Many a rich man has died in the poorhouse.

In excavating Pompeii a skeleton was found with the fingers clenched round a quantity of gold. A man of business in the town of Hull, England, when dying, pulled a bag of money from under his pillow, which he held between his clenched fingers with a grasp so firm as scarcely to relax under the agonies of death.

Oh! blind and wanting wit to choose,
Who house the chaff and burn the grain;
Who hug the wealth ye cannot use,
And lack the riches all may gain.
WILLIAM WATSON.

Poverty is the want of much, avarice the want of everything.

A poor man was met by a stranger while scoffing at the wealthy for not enjoying themselves. The stranger gave him a purse, in which he was always to find a ducat. As fast as he took one out another was to drop in, but he was not to begin to spend his fortune until he had thrown away the purse.

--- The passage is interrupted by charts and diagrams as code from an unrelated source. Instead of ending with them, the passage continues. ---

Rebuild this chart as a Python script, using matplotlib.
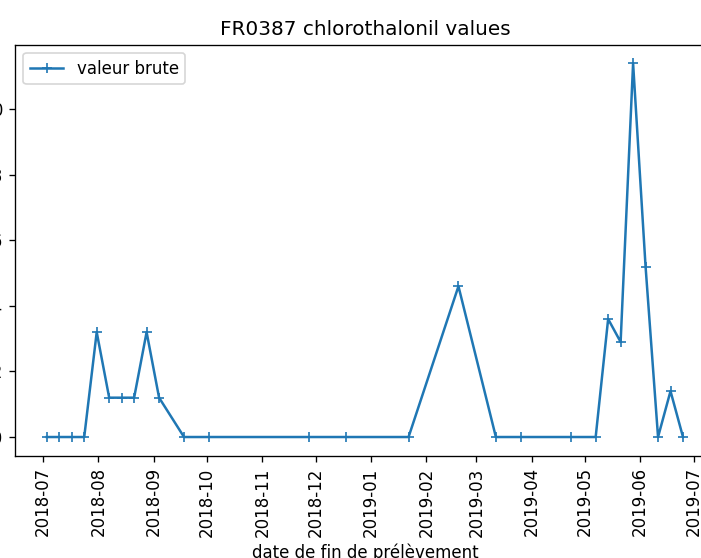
import matplotlib
matplotlib.use("Agg")
import matplotlib.pyplot as plt
import matplotlib.dates as mdates
import numpy as np

dates = ["2018-07-03", "2018-07-10", "2018-07-17", "2018-07-24", "2018-07-31",
         "2018-08-07", "2018-08-14", "2018-08-21", "2018-08-28", "2018-09-04",
         "2018-09-18", "2018-10-02", "2018-11-27", "2018-12-18", "2019-01-22",
         "2019-02-19", "2019-03-12", "2019-03-26", "2019-04-23", "2019-05-07",
         "2019-05-14", "2019-05-21", "2019-05-28", "2019-06-04", "2019-06-11",
         "2019-06-18", "2019-06-25"]
values = [0, 0, 0, 0, 0.32,
          0.12, 0.12, 0.12, 0.32, 0.12,
          0, 0, 0, 0, 0,
          0.46, 0, 0, 0, 0,
          0.36, 0.29, 1.14, 0.52, 0,
          0.14, 0]

x = np.array(dates, dtype="datetime64[D]")

DPI = 120
fig = plt.figure(figsize=(701/DPI, 558/DPI), dpi=DPI)
ax = fig.add_axes([15/701, 1-455.7/558, (714.8-15)/701, (455.7-44.7)/558])
ax.plot(x, values, marker="+", label="valeur brute")
ax.set_title("FR0387 chlorothalonil values")
ax.set_xlabel("date de fin de prélèvement")
ax.xaxis.set_major_locator(mdates.MonthLocator())
ax.xaxis.set_major_formatter(mdates.DateFormatter("%Y-%m"))
for lbl in ax.get_xticklabels():
    lbl.set_rotation(90)
ax.legend(loc="upper left")
fig.savefig("out.png", dpi=DPI)
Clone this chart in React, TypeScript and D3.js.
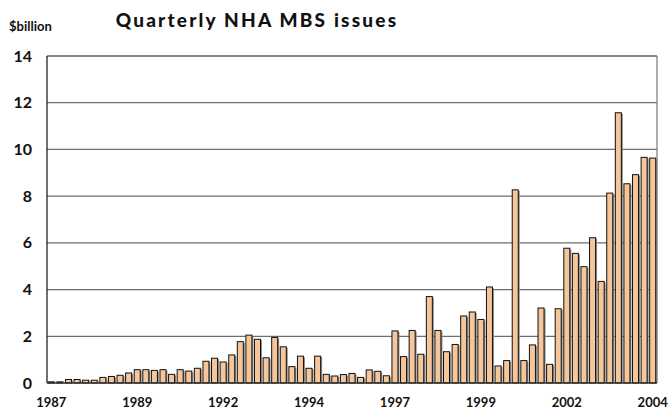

He takes ducat after ducat out, but continually procrastinates and puts off the hour of enjoyment until he has got "a little more," and dies at last counting his millions.

A beggar was once met by Fortune, who promised to fill his wallet with gold, as much as he might please, on condition that whatever touched the ground should turn at once to dust. The beggar opens his wallet, asks for more and yet more, until the bag bursts. The gold falls to the ground, and all is lost.